● **STATED PROBLEM**: Copy the full set of lines exactly as given.

● **COLLECTED DATA**:
— BEGIN —

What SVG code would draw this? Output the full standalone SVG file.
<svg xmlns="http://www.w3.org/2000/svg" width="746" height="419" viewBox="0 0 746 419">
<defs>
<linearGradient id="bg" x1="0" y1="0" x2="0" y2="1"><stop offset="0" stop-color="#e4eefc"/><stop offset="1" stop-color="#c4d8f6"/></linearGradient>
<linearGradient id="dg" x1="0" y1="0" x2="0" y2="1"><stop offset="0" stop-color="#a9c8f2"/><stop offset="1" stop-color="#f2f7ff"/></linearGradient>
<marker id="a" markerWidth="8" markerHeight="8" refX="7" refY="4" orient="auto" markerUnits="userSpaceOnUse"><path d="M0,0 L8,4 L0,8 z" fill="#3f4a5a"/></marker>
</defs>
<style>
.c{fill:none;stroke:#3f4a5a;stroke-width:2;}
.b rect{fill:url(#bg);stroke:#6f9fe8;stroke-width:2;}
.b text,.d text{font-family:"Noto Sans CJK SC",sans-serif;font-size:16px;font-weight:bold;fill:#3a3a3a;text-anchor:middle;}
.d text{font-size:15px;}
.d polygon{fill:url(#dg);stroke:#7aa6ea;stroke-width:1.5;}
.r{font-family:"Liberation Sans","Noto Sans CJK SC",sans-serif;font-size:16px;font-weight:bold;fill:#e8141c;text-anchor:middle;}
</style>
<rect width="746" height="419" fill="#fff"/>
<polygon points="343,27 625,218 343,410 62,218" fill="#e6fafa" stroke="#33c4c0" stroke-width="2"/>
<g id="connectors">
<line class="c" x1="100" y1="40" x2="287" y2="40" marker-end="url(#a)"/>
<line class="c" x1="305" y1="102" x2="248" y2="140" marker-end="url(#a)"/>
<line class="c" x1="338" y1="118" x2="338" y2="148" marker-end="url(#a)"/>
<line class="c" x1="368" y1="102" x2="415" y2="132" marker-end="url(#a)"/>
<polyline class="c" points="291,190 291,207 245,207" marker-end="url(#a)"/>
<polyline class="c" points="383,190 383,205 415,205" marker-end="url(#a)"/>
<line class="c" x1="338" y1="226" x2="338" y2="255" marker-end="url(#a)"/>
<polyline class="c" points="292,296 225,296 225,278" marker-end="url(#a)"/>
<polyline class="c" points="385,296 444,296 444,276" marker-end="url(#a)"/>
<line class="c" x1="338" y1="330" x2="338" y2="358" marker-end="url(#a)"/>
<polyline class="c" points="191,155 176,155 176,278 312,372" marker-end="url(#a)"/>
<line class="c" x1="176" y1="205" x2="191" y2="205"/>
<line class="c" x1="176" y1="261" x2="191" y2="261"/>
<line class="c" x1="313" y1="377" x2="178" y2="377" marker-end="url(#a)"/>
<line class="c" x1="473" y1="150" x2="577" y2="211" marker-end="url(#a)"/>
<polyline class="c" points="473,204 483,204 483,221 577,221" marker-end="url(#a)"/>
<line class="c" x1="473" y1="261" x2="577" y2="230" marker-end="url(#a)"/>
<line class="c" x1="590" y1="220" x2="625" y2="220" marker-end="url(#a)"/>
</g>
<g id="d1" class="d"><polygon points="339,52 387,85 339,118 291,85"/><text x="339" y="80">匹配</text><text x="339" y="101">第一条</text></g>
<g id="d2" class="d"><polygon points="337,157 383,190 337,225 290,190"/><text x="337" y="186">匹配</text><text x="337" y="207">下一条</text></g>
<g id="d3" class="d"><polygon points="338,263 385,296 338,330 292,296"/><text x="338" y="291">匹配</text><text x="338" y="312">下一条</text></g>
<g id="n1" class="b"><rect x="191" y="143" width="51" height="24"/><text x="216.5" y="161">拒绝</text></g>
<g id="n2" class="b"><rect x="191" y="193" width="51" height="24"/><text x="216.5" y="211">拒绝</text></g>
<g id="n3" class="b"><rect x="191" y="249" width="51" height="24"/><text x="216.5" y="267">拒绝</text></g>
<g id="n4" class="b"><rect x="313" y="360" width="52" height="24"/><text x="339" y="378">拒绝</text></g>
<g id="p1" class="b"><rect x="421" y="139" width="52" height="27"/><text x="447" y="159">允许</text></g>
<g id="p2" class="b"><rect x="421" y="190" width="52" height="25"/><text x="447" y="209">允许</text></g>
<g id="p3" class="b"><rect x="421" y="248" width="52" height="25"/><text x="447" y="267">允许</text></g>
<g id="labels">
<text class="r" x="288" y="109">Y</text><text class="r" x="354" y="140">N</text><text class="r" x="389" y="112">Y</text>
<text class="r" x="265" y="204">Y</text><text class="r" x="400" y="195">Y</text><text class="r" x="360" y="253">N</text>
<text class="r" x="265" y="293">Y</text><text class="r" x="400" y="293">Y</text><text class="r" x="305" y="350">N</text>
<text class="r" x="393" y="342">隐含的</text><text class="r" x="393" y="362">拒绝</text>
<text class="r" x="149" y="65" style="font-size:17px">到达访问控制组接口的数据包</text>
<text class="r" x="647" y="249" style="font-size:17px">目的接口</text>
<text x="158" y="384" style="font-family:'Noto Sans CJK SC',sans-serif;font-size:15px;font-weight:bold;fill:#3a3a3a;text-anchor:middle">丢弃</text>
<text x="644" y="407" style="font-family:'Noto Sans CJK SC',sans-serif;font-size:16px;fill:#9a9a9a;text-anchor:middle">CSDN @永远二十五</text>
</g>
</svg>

— END —

● **FULL SOLUTION**:
What SVG code would draw this? Output the full standalone SVG file.
<svg xmlns="http://www.w3.org/2000/svg" width="746" height="419" viewBox="0 0 746 419">
<defs>
<linearGradient id="bg" x1="0" y1="0" x2="0" y2="1"><stop offset="0" stop-color="#e4eefc"/><stop offset="1" stop-color="#c4d8f6"/></linearGradient>
<linearGradient id="dg" x1="0" y1="0" x2="0" y2="1"><stop offset="0" stop-color="#a9c8f2"/><stop offset="1" stop-color="#f2f7ff"/></linearGradient>
<marker id="a" markerWidth="8" markerHeight="8" refX="7" refY="4" orient="auto" markerUnits="userSpaceOnUse"><path d="M0,0 L8,4 L0,8 z" fill="#3f4a5a"/></marker>
</defs>
<style>
.c{fill:none;stroke:#3f4a5a;stroke-width:2;}
.b rect{fill:url(#bg);stroke:#6f9fe8;stroke-width:2;}
.b text,.d text{font-family:"Noto Sans CJK SC",sans-serif;font-size:16px;font-weight:bold;fill:#3a3a3a;text-anchor:middle;}
.d text{font-size:15px;}
.d polygon{fill:url(#dg);stroke:#7aa6ea;stroke-width:1.5;}
.r{font-family:"Liberation Sans","Noto Sans CJK SC",sans-serif;font-size:16px;font-weight:bold;fill:#e8141c;text-anchor:middle;}
</style>
<rect width="746" height="419" fill="#fff"/>
<polygon points="343,27 625,218 343,410 62,218" fill="#e6fafa" stroke="#33c4c0" stroke-width="2"/>
<g id="connectors">
<line class="c" x1="100" y1="40" x2="287" y2="40" marker-end="url(#a)"/>
<line class="c" x1="305" y1="102" x2="248" y2="140" marker-end="url(#a)"/>
<line class="c" x1="338" y1="118" x2="338" y2="148" marker-end="url(#a)"/>
<line class="c" x1="368" y1="102" x2="415" y2="132" marker-end="url(#a)"/>
<polyline class="c" points="291,190 291,207 245,207" marker-end="url(#a)"/>
<polyline class="c" points="383,190 383,205 415,205" marker-end="url(#a)"/>
<line class="c" x1="338" y1="226" x2="338" y2="255" marker-end="url(#a)"/>
<polyline class="c" points="292,296 225,296 225,278" marker-end="url(#a)"/>
<polyline class="c" points="385,296 444,296 444,276" marker-end="url(#a)"/>
<line class="c" x1="338" y1="330" x2="338" y2="358" marker-end="url(#a)"/>
<polyline class="c" points="191,155 176,155 176,278 312,372" marker-end="url(#a)"/>
<line class="c" x1="176" y1="205" x2="191" y2="205"/>
<line class="c" x1="176" y1="261" x2="191" y2="261"/>
<line class="c" x1="313" y1="377" x2="178" y2="377" marker-end="url(#a)"/>
<line class="c" x1="473" y1="150" x2="577" y2="211" marker-end="url(#a)"/>
<polyline class="c" points="473,204 483,204 483,221 577,221" marker-end="url(#a)"/>
<line class="c" x1="473" y1="261" x2="577" y2="230" marker-end="url(#a)"/>
<line class="c" x1="590" y1="220" x2="625" y2="220" marker-end="url(#a)"/>
</g>
<g id="d1" class="d"><polygon points="339,52 387,85 339,118 291,85"/><text x="339" y="80">匹配</text><text x="339" y="101">第一条</text></g>
<g id="d2" class="d"><polygon points="337,157 383,190 337,225 290,190"/><text x="337" y="186">匹配</text><text x="337" y="207">下一条</text></g>
<g id="d3" class="d"><polygon points="338,263 385,296 338,330 292,296"/><text x="338" y="291">匹配</text><text x="338" y="312">下一条</text></g>
<g id="n1" class="b"><rect x="191" y="143" width="51" height="24"/><text x="216.5" y="161">拒绝</text></g>
<g id="n2" class="b"><rect x="191" y="193" width="51" height="24"/><text x="216.5" y="211">拒绝</text></g>
<g id="n3" class="b"><rect x="191" y="249" width="51" height="24"/><text x="216.5" y="267">拒绝</text></g>
<g id="n4" class="b"><rect x="313" y="360" width="52" height="24"/><text x="339" y="378">拒绝</text></g>
<g id="p1" class="b"><rect x="421" y="139" width="52" height="27"/><text x="447" y="159">允许</text></g>
<g id="p2" class="b"><rect x="421" y="190" width="52" height="25"/><text x="447" y="209">允许</text></g>
<g id="p3" class="b"><rect x="421" y="248" width="52" height="25"/><text x="447" y="267">允许</text></g>
<g id="labels">
<text class="r" x="288" y="109">Y</text><text class="r" x="354" y="140">N</text><text class="r" x="389" y="112">Y</text>
<text class="r" x="265" y="204">Y</text><text class="r" x="400" y="195">Y</text><text class="r" x="360" y="253">N</text>
<text class="r" x="265" y="293">Y</text><text class="r" x="400" y="293">Y</text><text class="r" x="305" y="350">N</text>
<text class="r" x="393" y="342">隐含的</text><text class="r" x="393" y="362">拒绝</text>
<text class="r" x="149" y="65" style="font-size:17px">到达访问控制组接口的数据包</text>
<text class="r" x="647" y="249" style="font-size:17px">目的接口</text>
<text x="158" y="384" style="font-family:'Noto Sans CJK SC',sans-serif;font-size:15px;font-weight:bold;fill:#3a3a3a;text-anchor:middle">丢弃</text>
<text x="644" y="407" style="font-family:'Noto Sans CJK SC',sans-serif;font-size:16px;fill:#9a9a9a;text-anchor:middle">CSDN @永远二十五</text>
</g>
</svg>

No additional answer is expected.